At least 15 militants were killed Saturday when Iraqi security forces hit militants’ positions in restive province of Anbar Saturday, security sources said.
Iraqi helicopter, gunships and artillery bombarded the positions in an industrial area of the province’s Fallujah city, some 50 km from capital Baghdad, killing 15 gunmen, Xinhua quoted Iraqi defence ministry saying in a statement.
The Iraqi security forces backed by allied tribal fighters retook full control of al-Mal’ab district in Anbar’s provincial capital city of Ramadi, some 110 km west of Baghdad, it said.
Meanwhile, fierce clashes were underway in Fallujah between the Iraqi army and local tribal fighters. The army’s artillery bombarded several districts in and near Fallujah, killing and wounding an unknown number of people, a provincial police source said.
Anbar province has been the scene of fierce clashes that flared up after Iraqi police dismantled an anti-government protest site outside Ramadi in late December last year.
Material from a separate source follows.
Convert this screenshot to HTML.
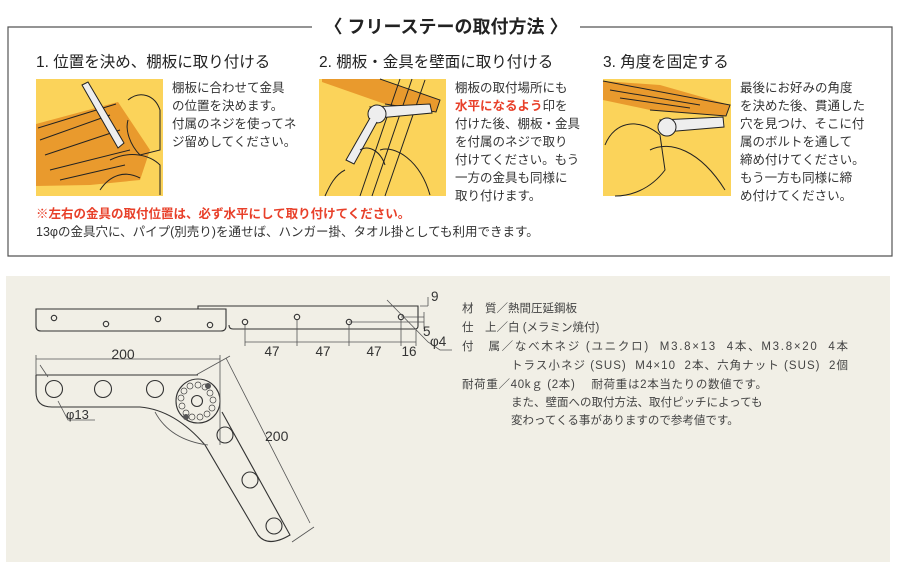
<!DOCTYPE html>
<html><head><meta charset="utf-8"><style>
html,body{margin:0;padding:0;background:#fff;}
svg{display:block;}
text{font-family:"Liberation Sans","Noto Sans CJK JP",sans-serif;}
</style></head><body>
<svg width="899" height="567" viewBox="0 0 899 567" xmlns="http://www.w3.org/2000/svg">
<!-- frame -->
<path d="M312 27 H8 V256 H892 V27 H580" fill="none" stroke="#555" stroke-width="1.2"/>
<text x="446" y="33" font-size="18" font-weight="bold" fill="#222" text-anchor="middle">〈 フリーステーの取付方法 〉</text>

<!-- headings -->
<g font-size="15.5" fill="#222">
<text x="36" y="67">1. 位置を決め、棚板に取り付ける</text>
<text x="319" y="67">2. 棚板・金具を壁面に取り付ける</text>
<text x="603" y="67">3. 角度を固定する</text>
</g>

<!-- illustration 1 -->
<rect x="36" y="79" width="127" height="117" fill="#fbd35a"/>
<polygon points="36,124 118,102 150,150 140,180 90,185 36,186" fill="#e99a2d"/>
<g stroke="#222" stroke-width="1" fill="none">
<path d="M40 140 L110 115 M45 155 L120 130 M50 170 L130 150 M60 180 L125 165 M38 128 L116 104"/>
<path d="M82 85 L118 148 L124 143 L88 82 Z" fill="#eee"/>
<path d="M128 100 C140 90 155 95 160 110 L160 150 L140 155 C130 145 125 130 128 120"/>
<path d="M110 160 C130 150 150 155 160 165 L160 195 M100 190 C110 175 125 170 140 178"/>
</g>
<!-- illustration 2 -->
<rect x="319" y="79" width="127" height="117" fill="#fbd35a"/>
<polygon points="322,79 380,79 440,100 436,112 385,104 322,82" fill="#e99a2d"/>
<g stroke="#222" stroke-width="1" fill="none">
<path d="M380 79 L440 100 L436 112 L385 104"/>
<path d="M400 79 L360 196 M412 79 L372 196 M425 80 L385 196"/>
<path d="M370 107 L430 104 L432 113 L378 118 Z" fill="#eee"/>
<circle cx="377" cy="114" r="9" fill="#eee"/>
<path d="M370 118 L346 160 L354 164 L377 122" fill="#eee"/>
<path d="M380 150 C395 145 420 160 430 195 M360 150 C368 145 380 150 385 165 M325 196 C330 185 335 175 345 170"/>
</g>
<!-- illustration 3 -->
<rect x="603" y="79" width="128" height="117" fill="#fbd35a"/>
<polygon points="603,81 660,85 730,105 726,116 650,110 603,100" fill="#e99a2d"/>
<g stroke="#222" stroke-width="1" fill="none">
<path d="M603 81 L730 105 L726 116 L650 110 M610 90 L700 105 M620 98 L690 108"/>
<path d="M660 120 L723 117 L724 127 L665 132 Z" fill="#eee"/>
<circle cx="667" cy="127" r="9" fill="#eee"/>
<path d="M605 145 C615 120 640 118 660 135 L665 170 C650 190 630 196 615 196 M650 150 C670 140 700 150 725 190"/>
</g>

<!-- step texts -->
<g font-size="12.5" fill="#333">
<text x="172" y="92">棚板に合わせて金具</text>
<text x="172" y="110">の位置を決めます。</text>
<text x="172" y="128">付属のネジを使ってネ</text>
<text x="172" y="146">ジ留めしてください。</text>
<text x="455" y="92">棚板の取付場所にも</text>
<text x="455" y="110"><tspan fill="#e8402a" font-weight="bold">水平になるよう</tspan>印を</text>
<text x="455" y="128">付けた後、棚板・金具</text>
<text x="455" y="146">を付属のネジで取り</text>
<text x="455" y="164">付けてください。もう</text>
<text x="455" y="182">一方の金具も同様に</text>
<text x="455" y="200">取り付けます。</text>
<text x="740" y="92">最後にお好みの角度</text>
<text x="740" y="110">を決めた後、貫通した</text>
<text x="740" y="128">穴を見つけ、そこに付</text>
<text x="740" y="146">属のボルトを通して</text>
<text x="740" y="164">締め付けてください。</text>
<text x="740" y="182">もう一方も同様に締</text>
<text x="740" y="200">め付けてください。</text>
</g>
<text x="36" y="218" font-size="12.5" font-weight="bold" fill="#e8402a">※左右の金具の取付位置は、必ず水平にして取り付けてください。</text>
<text x="36" y="236" font-size="12.5" fill="#333">13φの金具穴に、パイプ(別売り)を通せば、ハンガー掛、タオル掛としても利用できます。</text>

<!-- bottom panel -->
<rect x="6" y="276" width="884" height="286" fill="#f1efe6"/>
<g stroke="#333" stroke-width="1.1" fill="none">
<path d="M36 309 H226 V326 Q226 331 221 331 H41 Q36 331 36 326 Z"/>
<path d="M198 309 V306 H418 V326 Q418 329 415 329 H233 Q229 329 229 325"/>
<circle cx="54" cy="318" r="2.7"/><circle cx="106" cy="324" r="2.7"/><circle cx="158" cy="319" r="2.7"/><circle cx="210" cy="325" r="2.7"/>
<circle cx="245" cy="322" r="2.7"/><circle cx="297" cy="317" r="2.7"/><circle cx="349" cy="322" r="2.7"/><circle cx="401" cy="317" r="2.7"/>
</g>
<g stroke="#555" stroke-width="0.8" fill="none">
<path d="M245 325 V346 M297 320 V346 M349 325 V346 M401 320 V346 M416 330 V346"/>
<path d="M245 342 H416"/>
<path d="M349 322 H424 M401 317 H424 M420 306 H428 M428 297 V306 M424 312 V329"/>
<path d="M387 300 L428 342 L440 350 H452"/>
</g>
<g font-size="13.5" fill="#333" text-anchor="middle">
<text x="272" y="356">47</text><text x="323" y="356">47</text><text x="374" y="356">47</text><text x="409" y="356">16</text>
</g>
<g font-size="13.5" fill="#333">
<text x="431" y="301">9</text><text x="423" y="336">5</text><text x="430" y="346">φ4</text>
</g>

<!-- bracket -->
<g stroke="#333" stroke-width="1.1" fill="none">
<path d="M36 375 H198 M36 375 V392 Q36 407 52 407 H140 Q175 410 205 445 L258 535 Q268 548 290 535 L222 412"/>
<circle cx="198" cy="401" r="22"/>
<circle cx="54" cy="389" r="8.5"/><circle cx="103" cy="389" r="8.5"/><circle cx="155" cy="389" r="8.5"/>
<circle cx="197" cy="401" r="5.5"/>
<circle cx="225" cy="435" r="8"/><circle cx="250" cy="480" r="8"/><circle cx="274" cy="526" r="8"/>
</g>
<g stroke="#444" stroke-width="0.7" fill="none">
<circle cx="198" cy="385" r="3"/><circle cx="205" cy="387" r="3"/><circle cx="210" cy="393" r="3"/><circle cx="213" cy="400" r="3"/><circle cx="212" cy="408" r="3"/><circle cx="207" cy="414" r="3"/><circle cx="200" cy="417" r="3"/><circle cx="192" cy="417" r="3"/><circle cx="186" cy="413" r="3"/><circle cx="182" cy="406" r="3"/><circle cx="181" cy="398" r="3"/><circle cx="184" cy="391" r="3"/><circle cx="190" cy="386" r="3"/>
</g>
<circle cx="208" cy="386" r="3" fill="#555"/><circle cx="186" cy="417" r="3" fill="#555"/>
<g stroke="#555" stroke-width="0.8" fill="none">
<path d="M36 355 V375 M220 355 V445 M36 359 H220"/>
<path d="M196 375 L230 356 M292 542 L314 527 M226 358 L310 523"/>
<path d="M155 412 Q170 440 208 445"/>
<path d="M40 365 L48 377 M58 401 L68 420 H95"/>
</g>
<text x="123" y="359" font-size="14" fill="#333" text-anchor="middle">200</text>
<text x="265" y="441" font-size="14" fill="#333">200</text>
<text x="66" y="419" font-size="13" fill="#333">φ13</text>

<!-- specs -->
<g font-size="11.5" fill="#444">
<text x="462" y="312">材　質／熱間圧延鋼板</text>
<text x="462" y="331">仕　上／白 (メラミン焼付)</text>
<text x="462" y="350" textLength="386" lengthAdjust="spacing" xml:space="preserve">付　属／なべ木ネジ (ユニクロ)  M3.8×13  4本、M3.8×20  4本</text>
<text x="511" y="369" textLength="337" lengthAdjust="spacing" xml:space="preserve">トラス小ネジ (SUS)  M4×10  2本、六角ナット (SUS)  2個</text>
<text x="462" y="388" textLength="305" lengthAdjust="spacing" xml:space="preserve">耐荷重／40kｇ (2本)　 耐荷重は2本当たりの数値です。</text>
<text x="511" y="406">また、壁面への取付方法、取付ピッチによっても</text>
<text x="511" y="424">変わってくる事がありますので参考値です。</text>
</g>
</svg>
</body></html>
Separately, three people were killed and two wounded in three bomb explosions across the predominantly Sunni province of Salahudin in north of Baghdad.
In Baghdad, a roadside bomb detonated in the capital’s southern district of Doura, killing a civilian and wounding five, a police source said.
Meanwhile, five soldiers were wounded in a roadside bomb explosion near their patrol in Tarmiyah area, some 40 north of Baghdad, the source said.
In addition, a soldier was killed and two were wounded when a roadside bomb struck their patrol near the town of Latifiyah, near Baghdad, the source added.
According to the UN Assistance Mission for Iraq, a total of 8,868 Iraqis, including 7,818 civilians and civilian police personnel, were killed in 2013, the highest annual death toll in years.